[Source code of charts]
————————

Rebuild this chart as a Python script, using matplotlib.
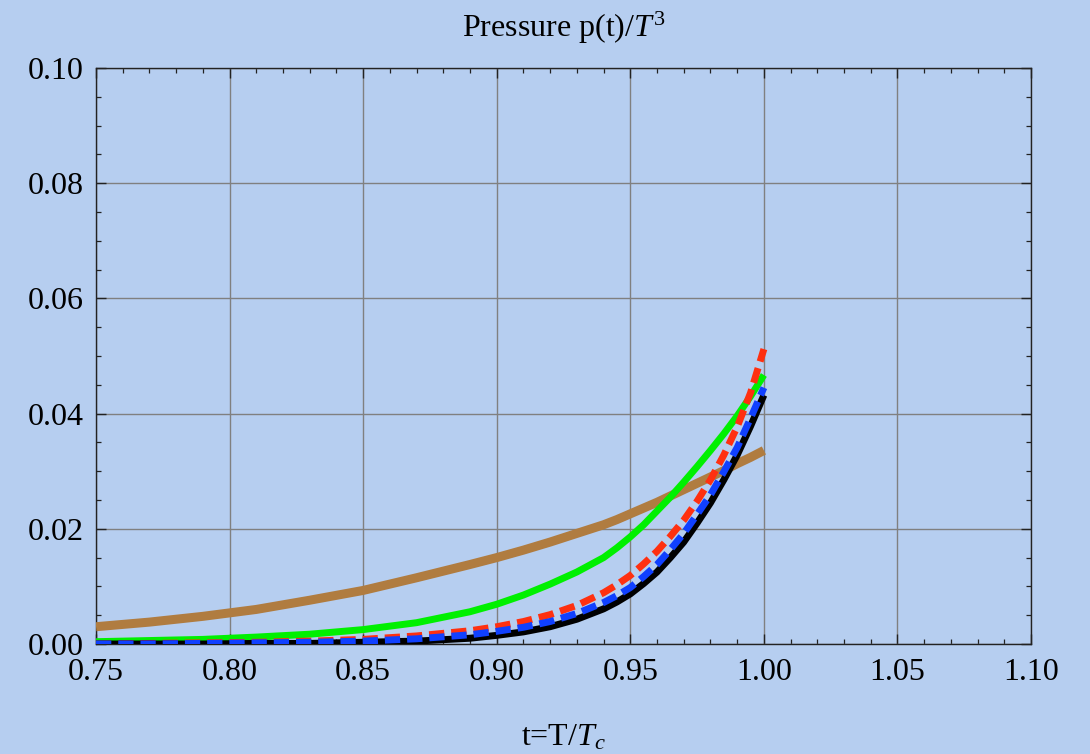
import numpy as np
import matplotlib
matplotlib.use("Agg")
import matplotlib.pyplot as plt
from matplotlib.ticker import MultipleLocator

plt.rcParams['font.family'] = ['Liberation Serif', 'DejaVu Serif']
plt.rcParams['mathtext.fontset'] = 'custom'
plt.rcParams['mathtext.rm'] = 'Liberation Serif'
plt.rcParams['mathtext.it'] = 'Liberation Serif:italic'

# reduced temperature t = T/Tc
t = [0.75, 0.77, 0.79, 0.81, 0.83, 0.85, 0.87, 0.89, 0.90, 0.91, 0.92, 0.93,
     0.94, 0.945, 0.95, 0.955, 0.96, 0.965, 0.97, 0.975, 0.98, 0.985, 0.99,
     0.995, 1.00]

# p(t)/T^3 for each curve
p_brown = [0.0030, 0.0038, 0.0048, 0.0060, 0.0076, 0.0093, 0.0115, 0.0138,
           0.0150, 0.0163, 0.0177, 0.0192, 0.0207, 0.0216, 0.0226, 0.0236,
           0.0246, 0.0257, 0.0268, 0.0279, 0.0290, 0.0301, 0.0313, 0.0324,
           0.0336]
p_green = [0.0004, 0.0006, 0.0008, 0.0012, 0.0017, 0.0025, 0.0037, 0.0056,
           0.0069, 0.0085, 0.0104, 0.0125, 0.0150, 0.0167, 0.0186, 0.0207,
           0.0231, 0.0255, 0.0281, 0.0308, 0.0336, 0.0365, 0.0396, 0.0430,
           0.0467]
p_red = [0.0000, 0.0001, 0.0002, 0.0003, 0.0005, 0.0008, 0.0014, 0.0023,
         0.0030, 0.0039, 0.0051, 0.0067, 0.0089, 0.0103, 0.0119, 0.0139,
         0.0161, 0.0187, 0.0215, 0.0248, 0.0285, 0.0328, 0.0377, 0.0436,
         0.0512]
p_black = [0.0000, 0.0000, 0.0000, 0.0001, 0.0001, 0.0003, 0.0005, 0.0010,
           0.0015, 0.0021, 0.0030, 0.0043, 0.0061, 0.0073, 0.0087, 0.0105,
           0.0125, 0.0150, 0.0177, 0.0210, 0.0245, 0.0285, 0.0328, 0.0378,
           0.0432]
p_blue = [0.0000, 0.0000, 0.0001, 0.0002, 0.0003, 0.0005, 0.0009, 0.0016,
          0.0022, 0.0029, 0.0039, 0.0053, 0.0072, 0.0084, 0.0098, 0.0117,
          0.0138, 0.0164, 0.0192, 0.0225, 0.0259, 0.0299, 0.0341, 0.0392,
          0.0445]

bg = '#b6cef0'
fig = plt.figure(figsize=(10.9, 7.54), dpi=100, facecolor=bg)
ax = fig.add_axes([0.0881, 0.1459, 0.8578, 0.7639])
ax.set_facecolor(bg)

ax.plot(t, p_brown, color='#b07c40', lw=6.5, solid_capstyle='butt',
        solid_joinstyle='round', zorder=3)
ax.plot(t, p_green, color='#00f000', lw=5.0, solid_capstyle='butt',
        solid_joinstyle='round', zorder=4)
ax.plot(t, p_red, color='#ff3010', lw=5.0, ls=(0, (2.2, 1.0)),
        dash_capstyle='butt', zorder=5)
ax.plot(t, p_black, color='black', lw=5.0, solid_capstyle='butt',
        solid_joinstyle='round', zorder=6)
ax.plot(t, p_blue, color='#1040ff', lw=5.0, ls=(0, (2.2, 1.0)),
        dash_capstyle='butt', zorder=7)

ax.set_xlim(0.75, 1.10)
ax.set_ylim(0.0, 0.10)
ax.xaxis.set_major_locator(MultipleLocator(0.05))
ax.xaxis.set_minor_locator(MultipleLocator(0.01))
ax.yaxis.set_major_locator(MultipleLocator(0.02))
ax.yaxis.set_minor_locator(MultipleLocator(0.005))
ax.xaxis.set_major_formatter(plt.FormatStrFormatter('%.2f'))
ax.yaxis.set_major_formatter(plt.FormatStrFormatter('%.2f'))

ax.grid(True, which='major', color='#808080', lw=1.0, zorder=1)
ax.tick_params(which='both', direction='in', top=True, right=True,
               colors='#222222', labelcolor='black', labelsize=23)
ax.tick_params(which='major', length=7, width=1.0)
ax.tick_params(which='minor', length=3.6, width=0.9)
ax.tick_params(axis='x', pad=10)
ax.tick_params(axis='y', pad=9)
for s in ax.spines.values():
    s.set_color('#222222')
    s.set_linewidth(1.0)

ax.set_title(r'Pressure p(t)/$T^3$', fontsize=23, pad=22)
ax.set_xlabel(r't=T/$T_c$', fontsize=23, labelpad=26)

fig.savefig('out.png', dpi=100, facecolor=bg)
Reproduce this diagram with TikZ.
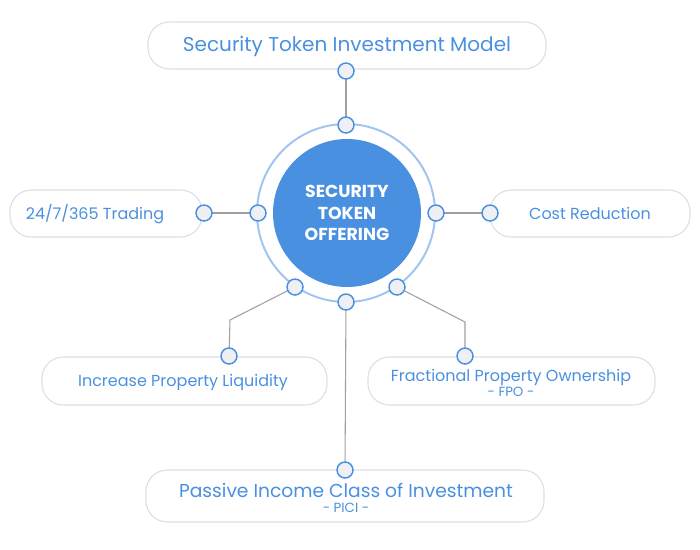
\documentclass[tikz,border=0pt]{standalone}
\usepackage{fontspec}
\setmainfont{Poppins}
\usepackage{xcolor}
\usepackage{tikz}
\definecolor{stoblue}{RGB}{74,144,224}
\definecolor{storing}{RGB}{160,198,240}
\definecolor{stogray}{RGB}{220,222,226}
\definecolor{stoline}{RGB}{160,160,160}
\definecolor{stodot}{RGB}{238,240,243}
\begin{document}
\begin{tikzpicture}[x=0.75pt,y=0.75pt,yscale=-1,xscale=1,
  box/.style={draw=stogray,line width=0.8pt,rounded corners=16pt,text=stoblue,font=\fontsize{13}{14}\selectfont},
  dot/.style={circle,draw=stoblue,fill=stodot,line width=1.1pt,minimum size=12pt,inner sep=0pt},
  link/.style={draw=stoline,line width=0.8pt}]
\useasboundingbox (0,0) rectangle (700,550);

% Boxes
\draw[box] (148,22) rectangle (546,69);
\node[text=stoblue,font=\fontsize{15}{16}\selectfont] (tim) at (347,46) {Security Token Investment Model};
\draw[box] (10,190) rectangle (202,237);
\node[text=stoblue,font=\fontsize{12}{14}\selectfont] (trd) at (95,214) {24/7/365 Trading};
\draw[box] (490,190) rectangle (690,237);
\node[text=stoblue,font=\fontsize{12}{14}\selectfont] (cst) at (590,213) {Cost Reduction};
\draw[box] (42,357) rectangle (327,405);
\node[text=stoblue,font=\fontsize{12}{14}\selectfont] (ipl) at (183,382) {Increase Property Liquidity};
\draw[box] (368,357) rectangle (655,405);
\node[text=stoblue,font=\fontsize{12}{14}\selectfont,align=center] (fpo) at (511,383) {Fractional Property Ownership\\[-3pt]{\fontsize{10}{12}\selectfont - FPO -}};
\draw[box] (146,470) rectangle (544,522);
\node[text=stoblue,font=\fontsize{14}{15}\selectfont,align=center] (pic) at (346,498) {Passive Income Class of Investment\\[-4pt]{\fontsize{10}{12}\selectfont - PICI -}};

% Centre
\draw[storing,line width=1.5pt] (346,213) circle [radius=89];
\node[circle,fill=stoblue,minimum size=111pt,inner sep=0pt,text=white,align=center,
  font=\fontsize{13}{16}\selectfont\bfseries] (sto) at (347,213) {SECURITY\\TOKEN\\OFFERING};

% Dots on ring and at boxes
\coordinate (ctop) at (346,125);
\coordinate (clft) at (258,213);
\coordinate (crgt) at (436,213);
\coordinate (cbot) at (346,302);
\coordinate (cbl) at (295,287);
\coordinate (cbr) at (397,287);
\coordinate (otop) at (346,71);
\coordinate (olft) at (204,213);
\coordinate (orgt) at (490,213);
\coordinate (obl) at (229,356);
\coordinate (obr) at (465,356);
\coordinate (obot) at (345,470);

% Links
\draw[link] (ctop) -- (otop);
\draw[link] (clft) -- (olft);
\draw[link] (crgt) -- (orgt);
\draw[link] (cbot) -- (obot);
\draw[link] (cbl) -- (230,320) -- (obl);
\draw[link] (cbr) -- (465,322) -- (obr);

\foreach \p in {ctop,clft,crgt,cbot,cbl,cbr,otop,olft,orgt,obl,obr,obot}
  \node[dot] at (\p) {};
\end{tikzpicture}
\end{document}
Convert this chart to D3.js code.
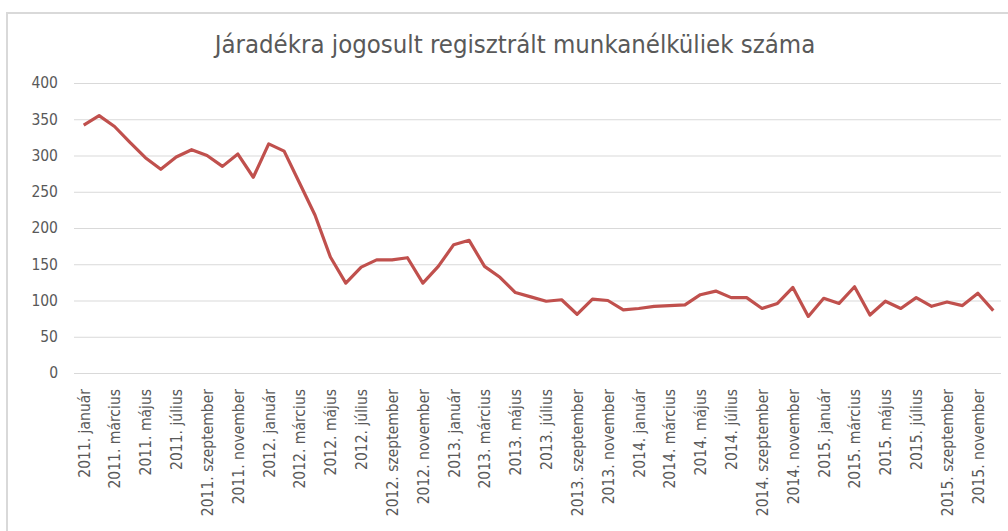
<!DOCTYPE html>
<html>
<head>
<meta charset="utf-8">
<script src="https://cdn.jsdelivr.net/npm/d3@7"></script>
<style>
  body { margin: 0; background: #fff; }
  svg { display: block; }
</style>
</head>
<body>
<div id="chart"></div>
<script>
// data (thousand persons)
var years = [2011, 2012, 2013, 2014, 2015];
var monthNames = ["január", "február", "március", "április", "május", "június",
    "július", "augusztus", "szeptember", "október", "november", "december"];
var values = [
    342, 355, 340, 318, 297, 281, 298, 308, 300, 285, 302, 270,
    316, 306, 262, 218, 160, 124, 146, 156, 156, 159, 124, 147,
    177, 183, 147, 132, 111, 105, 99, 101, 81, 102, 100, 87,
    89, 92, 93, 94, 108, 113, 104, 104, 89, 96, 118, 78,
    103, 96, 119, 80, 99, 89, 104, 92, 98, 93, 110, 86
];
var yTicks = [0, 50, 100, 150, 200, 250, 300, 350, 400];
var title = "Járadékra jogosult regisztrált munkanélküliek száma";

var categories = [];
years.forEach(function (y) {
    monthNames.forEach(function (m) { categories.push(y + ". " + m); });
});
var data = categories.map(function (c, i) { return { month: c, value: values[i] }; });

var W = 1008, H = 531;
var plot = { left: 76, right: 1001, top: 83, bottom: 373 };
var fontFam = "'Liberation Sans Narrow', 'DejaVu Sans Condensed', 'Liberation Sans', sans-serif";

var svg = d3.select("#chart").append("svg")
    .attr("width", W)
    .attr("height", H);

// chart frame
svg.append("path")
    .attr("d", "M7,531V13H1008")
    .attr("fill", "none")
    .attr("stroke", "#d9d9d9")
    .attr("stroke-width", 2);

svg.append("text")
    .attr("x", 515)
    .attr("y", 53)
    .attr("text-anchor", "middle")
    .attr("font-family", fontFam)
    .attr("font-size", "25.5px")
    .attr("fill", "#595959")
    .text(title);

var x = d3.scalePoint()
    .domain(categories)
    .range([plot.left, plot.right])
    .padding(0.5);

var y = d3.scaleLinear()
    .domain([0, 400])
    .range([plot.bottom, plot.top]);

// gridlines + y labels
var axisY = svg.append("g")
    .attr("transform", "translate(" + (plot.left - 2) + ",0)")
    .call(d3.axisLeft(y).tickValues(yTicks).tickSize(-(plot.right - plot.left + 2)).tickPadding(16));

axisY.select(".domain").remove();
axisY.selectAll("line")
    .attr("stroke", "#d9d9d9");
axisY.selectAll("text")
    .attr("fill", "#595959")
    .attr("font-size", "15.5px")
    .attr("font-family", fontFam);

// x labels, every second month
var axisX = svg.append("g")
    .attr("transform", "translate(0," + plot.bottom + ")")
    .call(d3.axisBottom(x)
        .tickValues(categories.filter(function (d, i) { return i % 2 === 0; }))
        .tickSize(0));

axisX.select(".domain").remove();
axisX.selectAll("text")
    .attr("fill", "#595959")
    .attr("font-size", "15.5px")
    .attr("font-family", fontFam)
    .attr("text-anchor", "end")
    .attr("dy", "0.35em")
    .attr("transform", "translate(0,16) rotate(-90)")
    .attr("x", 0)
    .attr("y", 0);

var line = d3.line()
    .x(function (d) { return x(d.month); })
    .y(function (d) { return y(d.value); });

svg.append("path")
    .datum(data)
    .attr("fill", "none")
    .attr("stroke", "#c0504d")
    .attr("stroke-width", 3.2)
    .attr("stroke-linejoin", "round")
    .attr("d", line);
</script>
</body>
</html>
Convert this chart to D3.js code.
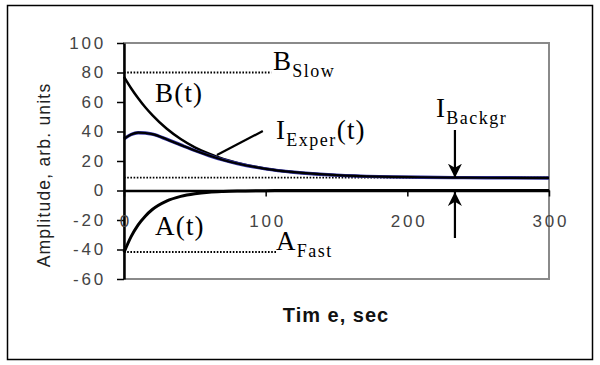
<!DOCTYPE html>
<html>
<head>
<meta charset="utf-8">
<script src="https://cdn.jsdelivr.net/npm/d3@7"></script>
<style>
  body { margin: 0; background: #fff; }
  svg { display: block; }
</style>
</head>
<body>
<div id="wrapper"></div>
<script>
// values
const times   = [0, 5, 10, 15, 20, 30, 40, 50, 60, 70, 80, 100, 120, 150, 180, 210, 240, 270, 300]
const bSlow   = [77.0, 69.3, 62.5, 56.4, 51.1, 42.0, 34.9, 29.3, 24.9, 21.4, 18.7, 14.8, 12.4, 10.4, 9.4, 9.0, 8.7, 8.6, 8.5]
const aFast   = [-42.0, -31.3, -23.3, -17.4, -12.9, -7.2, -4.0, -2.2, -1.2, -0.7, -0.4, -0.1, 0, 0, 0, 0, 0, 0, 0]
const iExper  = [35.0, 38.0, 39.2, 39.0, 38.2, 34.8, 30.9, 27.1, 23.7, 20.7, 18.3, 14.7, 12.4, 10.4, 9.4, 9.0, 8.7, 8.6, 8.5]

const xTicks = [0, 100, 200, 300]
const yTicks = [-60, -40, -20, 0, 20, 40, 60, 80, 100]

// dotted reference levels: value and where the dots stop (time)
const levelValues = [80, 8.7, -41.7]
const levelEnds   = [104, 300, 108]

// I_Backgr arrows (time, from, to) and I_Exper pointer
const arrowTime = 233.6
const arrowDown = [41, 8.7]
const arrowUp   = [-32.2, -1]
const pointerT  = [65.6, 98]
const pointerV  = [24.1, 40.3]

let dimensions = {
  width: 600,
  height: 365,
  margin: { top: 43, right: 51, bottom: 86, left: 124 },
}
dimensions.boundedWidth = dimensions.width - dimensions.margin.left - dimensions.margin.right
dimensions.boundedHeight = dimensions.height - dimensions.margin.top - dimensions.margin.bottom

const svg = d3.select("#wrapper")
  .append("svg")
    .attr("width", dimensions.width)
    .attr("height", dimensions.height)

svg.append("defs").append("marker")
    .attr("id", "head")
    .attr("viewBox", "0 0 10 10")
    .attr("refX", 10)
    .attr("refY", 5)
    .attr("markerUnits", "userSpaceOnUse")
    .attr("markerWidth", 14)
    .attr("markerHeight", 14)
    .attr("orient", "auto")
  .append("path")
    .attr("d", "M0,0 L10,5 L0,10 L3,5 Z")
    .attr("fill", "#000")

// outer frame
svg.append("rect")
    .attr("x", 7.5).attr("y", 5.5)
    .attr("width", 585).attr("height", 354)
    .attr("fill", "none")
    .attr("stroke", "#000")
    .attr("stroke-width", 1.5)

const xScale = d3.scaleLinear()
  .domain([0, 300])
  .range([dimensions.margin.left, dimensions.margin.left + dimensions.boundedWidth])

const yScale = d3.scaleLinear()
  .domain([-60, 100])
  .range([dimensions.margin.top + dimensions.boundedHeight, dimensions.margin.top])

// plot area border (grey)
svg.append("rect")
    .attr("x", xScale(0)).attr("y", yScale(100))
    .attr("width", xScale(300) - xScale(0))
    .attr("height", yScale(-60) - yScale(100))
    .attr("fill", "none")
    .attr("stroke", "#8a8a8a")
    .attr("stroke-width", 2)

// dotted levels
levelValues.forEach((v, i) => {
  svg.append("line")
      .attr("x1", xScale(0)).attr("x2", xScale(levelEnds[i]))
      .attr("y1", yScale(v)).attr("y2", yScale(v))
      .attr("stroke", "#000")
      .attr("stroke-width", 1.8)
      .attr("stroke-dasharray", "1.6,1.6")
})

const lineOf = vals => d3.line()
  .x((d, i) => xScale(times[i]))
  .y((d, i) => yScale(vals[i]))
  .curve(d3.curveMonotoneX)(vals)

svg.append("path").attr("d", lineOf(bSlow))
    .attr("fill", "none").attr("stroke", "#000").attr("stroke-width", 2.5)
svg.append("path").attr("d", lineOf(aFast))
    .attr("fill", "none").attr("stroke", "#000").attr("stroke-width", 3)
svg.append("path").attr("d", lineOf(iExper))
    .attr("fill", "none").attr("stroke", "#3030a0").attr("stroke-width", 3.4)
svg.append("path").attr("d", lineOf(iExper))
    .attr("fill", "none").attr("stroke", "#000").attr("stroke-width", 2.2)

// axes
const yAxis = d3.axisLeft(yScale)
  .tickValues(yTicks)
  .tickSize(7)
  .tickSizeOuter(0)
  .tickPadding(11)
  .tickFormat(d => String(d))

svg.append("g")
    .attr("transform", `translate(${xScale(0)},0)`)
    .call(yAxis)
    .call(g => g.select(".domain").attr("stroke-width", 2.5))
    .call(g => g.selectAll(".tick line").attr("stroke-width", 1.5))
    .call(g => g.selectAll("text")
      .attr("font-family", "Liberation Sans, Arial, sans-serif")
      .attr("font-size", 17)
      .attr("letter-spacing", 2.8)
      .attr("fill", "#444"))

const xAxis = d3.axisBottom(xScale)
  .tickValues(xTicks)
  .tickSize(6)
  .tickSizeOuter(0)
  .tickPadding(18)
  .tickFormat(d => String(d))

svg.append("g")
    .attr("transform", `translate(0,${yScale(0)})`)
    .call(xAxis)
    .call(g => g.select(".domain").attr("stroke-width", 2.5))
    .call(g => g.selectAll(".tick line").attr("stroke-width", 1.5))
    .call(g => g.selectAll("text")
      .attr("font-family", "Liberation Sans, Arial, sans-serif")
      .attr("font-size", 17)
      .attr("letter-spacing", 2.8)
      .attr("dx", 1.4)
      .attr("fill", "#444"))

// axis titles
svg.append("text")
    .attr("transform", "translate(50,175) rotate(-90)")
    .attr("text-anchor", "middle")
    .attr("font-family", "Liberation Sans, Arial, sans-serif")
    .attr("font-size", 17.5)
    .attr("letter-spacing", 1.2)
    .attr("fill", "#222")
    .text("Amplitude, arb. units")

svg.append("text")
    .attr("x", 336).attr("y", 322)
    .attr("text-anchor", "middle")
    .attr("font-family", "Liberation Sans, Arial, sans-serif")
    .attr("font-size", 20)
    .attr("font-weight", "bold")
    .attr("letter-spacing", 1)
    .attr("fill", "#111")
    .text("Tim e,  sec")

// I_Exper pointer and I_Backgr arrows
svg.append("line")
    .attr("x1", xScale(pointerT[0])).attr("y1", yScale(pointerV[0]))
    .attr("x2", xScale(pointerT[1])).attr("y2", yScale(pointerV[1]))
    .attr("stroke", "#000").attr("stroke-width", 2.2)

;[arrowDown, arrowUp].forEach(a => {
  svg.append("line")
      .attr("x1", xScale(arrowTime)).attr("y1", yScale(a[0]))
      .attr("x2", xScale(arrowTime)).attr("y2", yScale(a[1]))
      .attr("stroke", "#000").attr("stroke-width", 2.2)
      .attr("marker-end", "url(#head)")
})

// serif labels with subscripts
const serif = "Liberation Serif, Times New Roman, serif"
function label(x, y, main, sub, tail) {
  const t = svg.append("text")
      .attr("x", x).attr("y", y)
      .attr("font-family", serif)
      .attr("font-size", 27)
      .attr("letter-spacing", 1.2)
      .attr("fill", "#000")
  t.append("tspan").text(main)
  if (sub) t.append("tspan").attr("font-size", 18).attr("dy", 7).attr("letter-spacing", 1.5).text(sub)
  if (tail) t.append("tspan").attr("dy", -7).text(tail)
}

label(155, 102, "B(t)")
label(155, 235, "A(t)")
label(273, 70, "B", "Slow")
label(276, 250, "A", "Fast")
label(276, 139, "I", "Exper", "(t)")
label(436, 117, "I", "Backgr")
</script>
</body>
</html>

————————

• Brief
Copy out every line of the listing that contains the string "with".

• Exercise response
Reproduce this diagram with TikZ.
// serif labels with subscripts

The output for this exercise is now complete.